STATED GOAL
Everything in the data should be repeated exactly, save for the images.

DATASET CONTENT
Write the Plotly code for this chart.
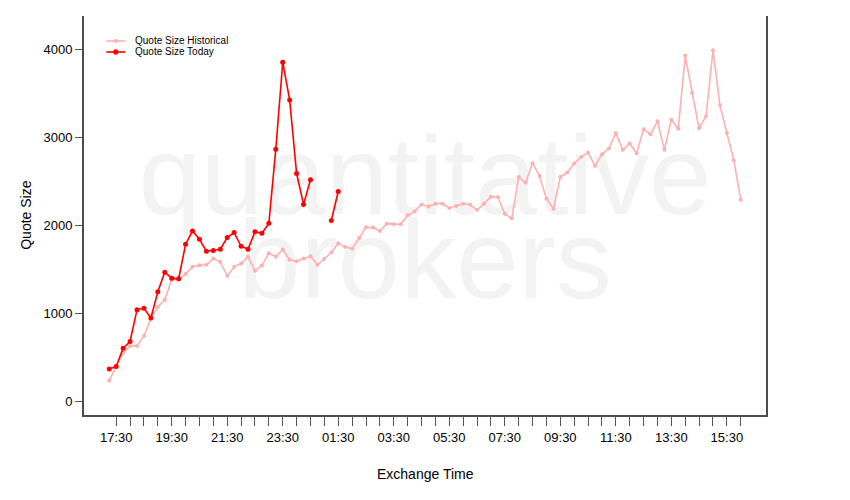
import pandas as pd
import plotly.graph_objects as go

# ---- data ----
start_time = "2014-01-06 17:15"
n_points = 92
times = pd.date_range(start_time, periods=n_points, freq="15min")

historical = [
    234, 400, 548, 627, 627, 740, 937, 1069, 1152, 1379,
    1382, 1443, 1526, 1545, 1549, 1620, 1583, 1424, 1526, 1564,
    1640, 1481, 1540, 1680, 1640, 1722, 1606, 1590, 1620, 1647,
    1549, 1617, 1688, 1794, 1750, 1730, 1853, 1975, 1972, 1934,
    2017, 2009, 2009, 2111, 2156, 2236, 2213, 2244, 2244, 2195,
    2218, 2244, 2232, 2172, 2244, 2323, 2320, 2130, 2077, 2546,
    2485, 2705, 2561, 2300, 2187, 2546, 2598, 2700, 2776, 2825,
    2674, 2807, 2870, 3048, 2856, 2930, 2814, 3090, 3033, 3181,
    2856, 3199, 3097, 3929, 3505, 3101, 3237, 3989, 3362, 3048,
    2739, 2289,
]

today = [
    363, 393, 601, 677, 1039, 1054, 944, 1243, 1465, 1397,
    1390, 1782, 1934, 1839, 1703, 1711, 1726, 1858, 1915, 1760,
    1726, 1926, 1907, 2020, 2863, 3853, 3422, 2587, 2236, 2516,
    None, None, 2054, 2383,
]

major_tick_times = pd.date_range("2014-01-06 17:30", "2014-01-07 15:30", freq="2h")
minor_tick_times = pd.date_range("2014-01-06 17:30", "2014-01-07 16:00", freq="30min")
tick_labels = [t.strftime("%H:%M") for t in major_tick_times]
y_ticks = [0, 1000, 2000, 3000, 4000]

series_names = ["Quote Size Historical", "Quote Size Today"]
series_colors = ["#ffb0b0", "#ff0000"]
watermark_words = ["quantitative", "brokers"]

# ---- figure ----
FONT = "Liberation Sans, Arial, Helvetica, sans-serif"
pad = pd.Timedelta(minutes=54.6)
x_range = [times[0] - pad, times[-1] + pad]
mid_time = times[0] + (times[-1] - times[0]) / 2

fig = go.Figure()

# watermark (drawn first so it sits below the data)
fig.add_trace(go.Scatter(
    x=[mid_time, mid_time], y=[2449, 1494],
    mode="text", text=watermark_words,
    textposition="middle center",
    textfont=dict(family=FONT, size=112, color="#f3f3f3"),
    hoverinfo="skip", showlegend=False,
))

fig.add_trace(go.Scatter(
    x=times, y=historical, name=series_names[0],
    mode="lines+markers",
    line=dict(color=series_colors[0], width=1.6),
    marker=dict(color=series_colors[0], size=4),
    showlegend=False,
))

fig.add_trace(go.Scatter(
    x=times[:len(today)], y=today, name=series_names[1],
    mode="lines+markers",
    line=dict(color=series_colors[1], width=1.6),
    marker=dict(color=series_colors[1], size=5),
    connectgaps=False, showlegend=False,
))

# plot area in window pixels (page has an 8px body margin)
PL, PR, PT, PB = 83.7, 765.7, 15.7, 415.0
PW, PH = PR - PL, PB - PT


def px(xp):
    return (xp - PL) / PW


def py(yp):
    return (PB - yp) / PH


shapes = []
annotations = []
legend_rows = [40.7, 51.7]
marker_r = [2.0, 2.6]
for name, color, row, r in zip(series_names, series_colors, legend_rows, marker_r):
    shapes.append(dict(type="line", xref="paper", yref="paper",
                       x0=px(106), x1=px(125), y0=py(row), y1=py(row),
                       line=dict(color=color, width=1.6)))
    shapes.append(dict(type="circle", xref="paper", yref="paper",
                       x0=px(115.5 - r), x1=px(115.5 + r),
                       y0=py(row + r), y1=py(row - r),
                       fillcolor=color, line=dict(color=color, width=0)))
    annotations.append(dict(text=name, xref="paper", yref="paper",
                            x=px(133), y=py(row), xanchor="left", yanchor="middle",
                            showarrow=False, font=dict(size=10, family=FONT)))

annotations += [
    dict(text="Exchange Time", xref="paper", yref="paper",
         x=0.5, y=py(474), xanchor="center", yanchor="middle",
         showarrow=False, font=dict(size=14)),
    dict(text="Quote Size", xref="paper", yref="paper",
         x=px(25), y=0.5, xanchor="center", yanchor="middle",
         textangle=-90, showarrow=False, font=dict(size=14)),
]

fig.update_layout(
    width=850, height=500,
    margin=dict(l=PL - 8, r=858 - PR, t=PT - 8, b=508 - PB, pad=0),
    paper_bgcolor="white", plot_bgcolor="white",
    font=dict(family=FONT, size=13, color="#000000"),
    showlegend=False,
    xaxis=dict(
        type="date", range=x_range,
        tickmode="array", tickvals=list(major_tick_times), ticktext=tick_labels,
        ticks="outside", ticklen=9, tickwidth=1, tickcolor="#555555",
        minor=dict(tickmode="array", tickvals=list(minor_tick_times),
                   ticks="outside", ticklen=9, tickwidth=1, tickcolor="#555555",
                   showgrid=False),
        showline=True, linecolor="#4d4d4d", linewidth=2, mirror=False,
        showgrid=False, zeroline=False,
        tickfont=dict(size=13),
    ),
    yaxis=dict(
        range=[-159, 4378],
        tickmode="array", tickvals=y_ticks,
        ticks="outside", ticklen=7, tickwidth=1, tickcolor="#555555",
        showline=True, linecolor="#4d4d4d", linewidth=2, mirror=True,
        showgrid=False, zeroline=False,
        tickfont=dict(size=13),
    ),
    shapes=shapes,
    annotations=annotations,
)

fig.write_html("out.html")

WORKED SOLUTION
Write the Plotly code for this chart.
import pandas as pd
import plotly.graph_objects as go

# ---- data ----
start_time = "2014-01-06 17:15"
n_points = 92
times = pd.date_range(start_time, periods=n_points, freq="15min")

historical = [
    234, 400, 548, 627, 627, 740, 937, 1069, 1152, 1379,
    1382, 1443, 1526, 1545, 1549, 1620, 1583, 1424, 1526, 1564,
    1640, 1481, 1540, 1680, 1640, 1722, 1606, 1590, 1620, 1647,
    1549, 1617, 1688, 1794, 1750, 1730, 1853, 1975, 1972, 1934,
    2017, 2009, 2009, 2111, 2156, 2236, 2213, 2244, 2244, 2195,
    2218, 2244, 2232, 2172, 2244, 2323, 2320, 2130, 2077, 2546,
    2485, 2705, 2561, 2300, 2187, 2546, 2598, 2700, 2776, 2825,
    2674, 2807, 2870, 3048, 2856, 2930, 2814, 3090, 3033, 3181,
    2856, 3199, 3097, 3929, 3505, 3101, 3237, 3989, 3362, 3048,
    2739, 2289,
]

today = [
    363, 393, 601, 677, 1039, 1054, 944, 1243, 1465, 1397,
    1390, 1782, 1934, 1839, 1703, 1711, 1726, 1858, 1915, 1760,
    1726, 1926, 1907, 2020, 2863, 3853, 3422, 2587, 2236, 2516,
    None, None, 2054, 2383,
]

major_tick_times = pd.date_range("2014-01-06 17:30", "2014-01-07 15:30", freq="2h")
minor_tick_times = pd.date_range("2014-01-06 17:30", "2014-01-07 16:00", freq="30min")
tick_labels = [t.strftime("%H:%M") for t in major_tick_times]
y_ticks = [0, 1000, 2000, 3000, 4000]

series_names = ["Quote Size Historical", "Quote Size Today"]
series_colors = ["#ffb0b0", "#ff0000"]
watermark_words = ["quantitative", "brokers"]

# ---- figure ----
FONT = "Liberation Sans, Arial, Helvetica, sans-serif"
pad = pd.Timedelta(minutes=54.6)
x_range = [times[0] - pad, times[-1] + pad]
mid_time = times[0] + (times[-1] - times[0]) / 2

fig = go.Figure()

# watermark (drawn first so it sits below the data)
fig.add_trace(go.Scatter(
    x=[mid_time, mid_time], y=[2449, 1494],
    mode="text", text=watermark_words,
    textposition="middle center",
    textfont=dict(family=FONT, size=112, color="#f3f3f3"),
    hoverinfo="skip", showlegend=False,
))

fig.add_trace(go.Scatter(
    x=times, y=historical, name=series_names[0],
    mode="lines+markers",
    line=dict(color=series_colors[0], width=1.6),
    marker=dict(color=series_colors[0], size=4),
    showlegend=False,
))

fig.add_trace(go.Scatter(
    x=times[:len(today)], y=today, name=series_names[1],
    mode="lines+markers",
    line=dict(color=series_colors[1], width=1.6),
    marker=dict(color=series_colors[1], size=5),
    connectgaps=False, showlegend=False,
))

# plot area in window pixels (page has an 8px body margin)
PL, PR, PT, PB = 83.7, 765.7, 15.7, 415.0
PW, PH = PR - PL, PB - PT


def px(xp):
    return (xp - PL) / PW


def py(yp):
    return (PB - yp) / PH


shapes = []
annotations = []
legend_rows = [40.7, 51.7]
marker_r = [2.0, 2.6]
for name, color, row, r in zip(series_names, series_colors, legend_rows, marker_r):
    shapes.append(dict(type="line", xref="paper", yref="paper",
                       x0=px(106), x1=px(125), y0=py(row), y1=py(row),
                       line=dict(color=color, width=1.6)))
    shapes.append(dict(type="circle", xref="paper", yref="paper",
                       x0=px(115.5 - r), x1=px(115.5 + r),
                       y0=py(row + r), y1=py(row - r),
                       fillcolor=color, line=dict(color=color, width=0)))
    annotations.append(dict(text=name, xref="paper", yref="paper",
                            x=px(133), y=py(row), xanchor="left", yanchor="middle",
                            showarrow=False, font=dict(size=10, family=FONT)))

annotations += [
    dict(text="Exchange Time", xref="paper", yref="paper",
         x=0.5, y=py(474), xanchor="center", yanchor="middle",
         showarrow=False, font=dict(size=14)),
    dict(text="Quote Size", xref="paper", yref="paper",
         x=px(25), y=0.5, xanchor="center", yanchor="middle",
         textangle=-90, showarrow=False, font=dict(size=14)),
]

fig.update_layout(
    width=850, height=500,
    margin=dict(l=PL - 8, r=858 - PR, t=PT - 8, b=508 - PB, pad=0),
    paper_bgcolor="white", plot_bgcolor="white",
    font=dict(family=FONT, size=13, color="#000000"),
    showlegend=False,
    xaxis=dict(
        type="date", range=x_range,
        tickmode="array", tickvals=list(major_tick_times), ticktext=tick_labels,
        ticks="outside", ticklen=9, tickwidth=1, tickcolor="#555555",
        minor=dict(tickmode="array", tickvals=list(minor_tick_times),
                   ticks="outside", ticklen=9, tickwidth=1, tickcolor="#555555",
                   showgrid=False),
        showline=True, linecolor="#4d4d4d", linewidth=2, mirror=False,
        showgrid=False, zeroline=False,
        tickfont=dict(size=13),
    ),
    yaxis=dict(
        range=[-159, 4378],
        tickmode="array", tickvals=y_ticks,
        ticks="outside", ticklen=7, tickwidth=1, tickcolor="#555555",
        showline=True, linecolor="#4d4d4d", linewidth=2, mirror=True,
        showgrid=False, zeroline=False,
        tickfont=dict(size=13),
    ),
    shapes=shapes,
    annotations=annotations,
)

fig.write_html("out.html")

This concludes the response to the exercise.